The best solution would be to persuade Kyrgyzstan to step out of the contest. To this end, it would be worthwhile approaching the Kyrgyz leadership, including through the dispatch of a high-level envoy to work out an accommodation that offers appropriate incentives to Kyrgyzstan.

Second, a final effort should be made to secure an open assurance of support from the US. Without this, Islamabad would be justified in suspecting the strategic content of US policies, especially on regional issues involving Pakistan’s vital national interests. If Pakistan does encounter difficulties in the forthcoming electoral contest, it would have inevitable negative consequences for the already troubled Pakistan-US relationship.

Third, a final round of high-level approaches need to be made in the capitals of those member states which have yet to offer formal support for Pakistan’s candidature.

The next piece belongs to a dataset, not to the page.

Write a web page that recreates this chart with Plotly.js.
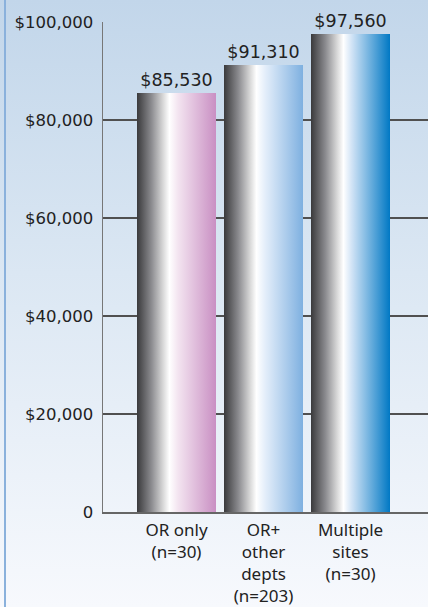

Pakistan should be prepared for trade-offs and bargains. But it should be conveyed also that the position of the concerned states will have an impact on Pakistan’s bilateral relations with them.

Lastly, in these final days, the scope, level and vigour of the lobbying campaign at the General Assembly must be intensified.

The Foreign Office should deploy additional diplomats with UN experience with the General Assembly delegation to ensure the optimum number of votes for Pakistan on election day. It would also be appropriate for the Pakistan foreign minister to be personally present at the General Assembly to garner maximum support and highlight the importance which the Pakistan’s government attaches to the election.

The writer is a former ambassador of Pakistan to the UN in New York & Geneva.